━━ Supplied data ━━
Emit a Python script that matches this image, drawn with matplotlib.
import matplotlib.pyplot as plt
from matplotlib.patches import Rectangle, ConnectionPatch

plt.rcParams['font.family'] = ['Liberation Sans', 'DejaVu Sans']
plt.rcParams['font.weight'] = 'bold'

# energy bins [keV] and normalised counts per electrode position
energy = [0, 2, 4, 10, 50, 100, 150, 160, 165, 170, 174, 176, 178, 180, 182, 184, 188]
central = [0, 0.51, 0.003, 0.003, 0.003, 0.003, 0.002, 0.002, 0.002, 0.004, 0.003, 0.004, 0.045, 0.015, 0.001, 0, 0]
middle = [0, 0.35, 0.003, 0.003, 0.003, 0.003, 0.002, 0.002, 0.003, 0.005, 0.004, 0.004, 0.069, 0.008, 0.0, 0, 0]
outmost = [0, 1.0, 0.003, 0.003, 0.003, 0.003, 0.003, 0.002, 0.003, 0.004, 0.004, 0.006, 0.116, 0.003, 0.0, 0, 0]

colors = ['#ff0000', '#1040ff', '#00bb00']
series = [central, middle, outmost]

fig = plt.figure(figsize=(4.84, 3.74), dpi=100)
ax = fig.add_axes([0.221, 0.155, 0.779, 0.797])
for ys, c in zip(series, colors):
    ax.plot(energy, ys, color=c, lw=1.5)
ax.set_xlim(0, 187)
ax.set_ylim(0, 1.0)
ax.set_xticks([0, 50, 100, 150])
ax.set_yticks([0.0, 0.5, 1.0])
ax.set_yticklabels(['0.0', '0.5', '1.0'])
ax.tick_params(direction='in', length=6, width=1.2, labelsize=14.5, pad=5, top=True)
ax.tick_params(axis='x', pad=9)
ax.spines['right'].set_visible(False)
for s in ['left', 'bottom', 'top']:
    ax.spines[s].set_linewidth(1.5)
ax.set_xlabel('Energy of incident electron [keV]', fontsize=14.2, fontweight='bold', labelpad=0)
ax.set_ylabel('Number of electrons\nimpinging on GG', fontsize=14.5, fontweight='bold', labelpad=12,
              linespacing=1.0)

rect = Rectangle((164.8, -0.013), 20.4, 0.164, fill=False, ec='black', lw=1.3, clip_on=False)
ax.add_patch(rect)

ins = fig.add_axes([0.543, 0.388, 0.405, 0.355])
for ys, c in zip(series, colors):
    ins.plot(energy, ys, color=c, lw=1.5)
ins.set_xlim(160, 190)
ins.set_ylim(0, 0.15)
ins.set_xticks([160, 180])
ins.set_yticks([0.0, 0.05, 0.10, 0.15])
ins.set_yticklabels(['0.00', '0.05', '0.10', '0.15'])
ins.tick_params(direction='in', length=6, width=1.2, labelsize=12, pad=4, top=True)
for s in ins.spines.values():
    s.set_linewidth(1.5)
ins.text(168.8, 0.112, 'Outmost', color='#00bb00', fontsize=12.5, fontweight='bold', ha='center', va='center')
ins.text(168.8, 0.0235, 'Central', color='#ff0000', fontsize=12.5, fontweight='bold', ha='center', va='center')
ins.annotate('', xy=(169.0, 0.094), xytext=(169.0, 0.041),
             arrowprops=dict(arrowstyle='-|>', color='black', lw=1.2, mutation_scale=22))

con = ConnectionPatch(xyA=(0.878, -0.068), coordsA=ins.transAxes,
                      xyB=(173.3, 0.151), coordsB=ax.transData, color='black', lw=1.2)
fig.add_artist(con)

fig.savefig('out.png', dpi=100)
━━━
Your goal:
Please print exactly what appears from the first line of the data through the line with "plt.rcParams['font.weight'] = 'bold'", including both of those lines and nothing past them.

Solution for this task:
Emit a Python script that matches this image, drawn with matplotlib.
import matplotlib.pyplot as plt
from matplotlib.patches import Rectangle, ConnectionPatch

plt.rcParams['font.family'] = ['Liberation Sans', 'DejaVu Sans']
plt.rcParams['font.weight'] = 'bold'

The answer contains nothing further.